Don’t miss the forest for the garlic mustard

By Alex Peters, Summer Stewardship Crew Member 2016

Stewardship Crew members Alex Peters and Nathan Wells worked hard throughout Summer 2016 to maintain and improve Legacy’s preserves.

On a hot day, the shady woods feel comfortable and cool. My eyes search for the Legacy Stewardship Crew’s public enemy number one:  a two-foot-tall, spindly plant with toothed triangular leaves and a distinctive odor. Three of us stoop to rip garlic mustard out by the roots and stuff it into bright orange bags. Bending over, pulling, and stuffing continue for hours, and acres. By eradicating invasive species, we hope to restore the landscape that functioned here for centuries before exotic invasive plants moved in.

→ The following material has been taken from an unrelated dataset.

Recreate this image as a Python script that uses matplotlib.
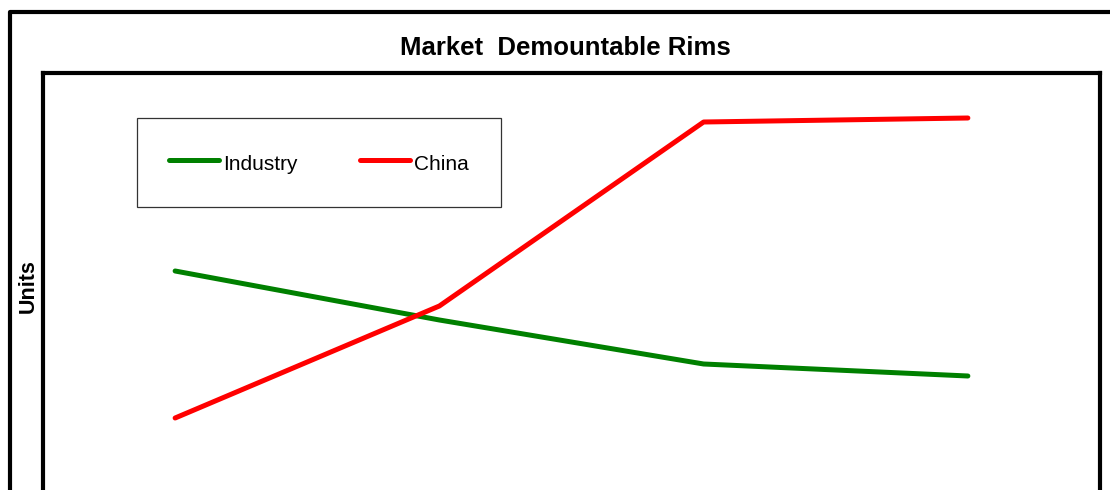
import matplotlib.pyplot as plt
from matplotlib.patches import Rectangle

plt.rcParams['font.family'] = ['Liberation Sans', 'DejaVu Sans']

categories = ['1', '2', '3', '4']
industry = [60.4, 50.6, 41.8, 39.4]
china = [31.0, 53.4, 90.2, 91.0]

W, H = 1110, 490
fig = plt.figure(figsize=(W / 100, H / 100), dpi=100)

# outer chart frame (runs off right/bottom like the crop)
fig.patches.append(Rectangle((10 / W, -0.1), 1.2, 1 - 12 / H + 0.1, transform=fig.transFigure,
                             fill=False, lw=3, ec='black', joinstyle='round'))

# plot area: left 43px, right 1100px, top 73px, bottom beyond the image
ax = fig.add_axes([43 / W, (H - 573) / H, 1057 / W, 500 / H])
ax.plot(range(len(categories)), industry, color='#008000', lw=3.6, label='Industry',
        solid_capstyle='round')
ax.plot(range(len(categories)), china, color='#ff0000', lw=3.6, label='China',
        solid_capstyle='round')
ax.set_xlim(-0.5, len(categories) - 0.5)
ax.set_ylim(0, 100)
ax.set_xticks([])
ax.set_yticks([])
for s in ax.spines.values():
    s.set_linewidth(3)
    s.set_color('black')

fig.text(565 / W, 1 - 48 / H, 'Market  Demountable Rims', ha='center', va='center',
         fontsize=18.5, fontweight='bold')
fig.text(28 / W, 1 - 286 / H, 'Units', ha='center', va='center', rotation=90,
         fontsize=15.5, fontweight='bold')

leg = ax.legend(ncol=2, loc='upper left', bbox_to_anchor=(137 / W, 1 - 118 / H),
                bbox_transform=fig.transFigure, fontsize=15, frameon=True, fancybox=False,
                handlelength=2.4, handleheight=1.45, handletextpad=0.2, columnspacing=2.98,
                borderpad=1.55, borderaxespad=0)
leg.get_frame().set_edgecolor('black')
leg.get_frame().set_linewidth(0.9)

fig.savefig('out.png', dpi=100)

Working on invasive species management, I systematically scan the ground for problem plants…yet by focusing on these components of the land, it’s easy to lose sight of the landscape and overlook the larger ecosystem.

Garlic Mustard, Invasive Species, Michigan Invasive Species

Garlic Mustard

Appreciating how we interact with the entire landscape—fostering a personal connection to the land—is one of the most important aspects of land stewardship. Walking through the forest with all senses tuned to our environment allows us to step outside ourselves for a moment.

So after searching for invasive plants, I remind myself to take another look at Michigan’s beauty at least once a day. Walking through the forests, meadows, and wetlands on Legacy’s preserves, I feel awe and increasing respect for the natural forces that created these landscapes.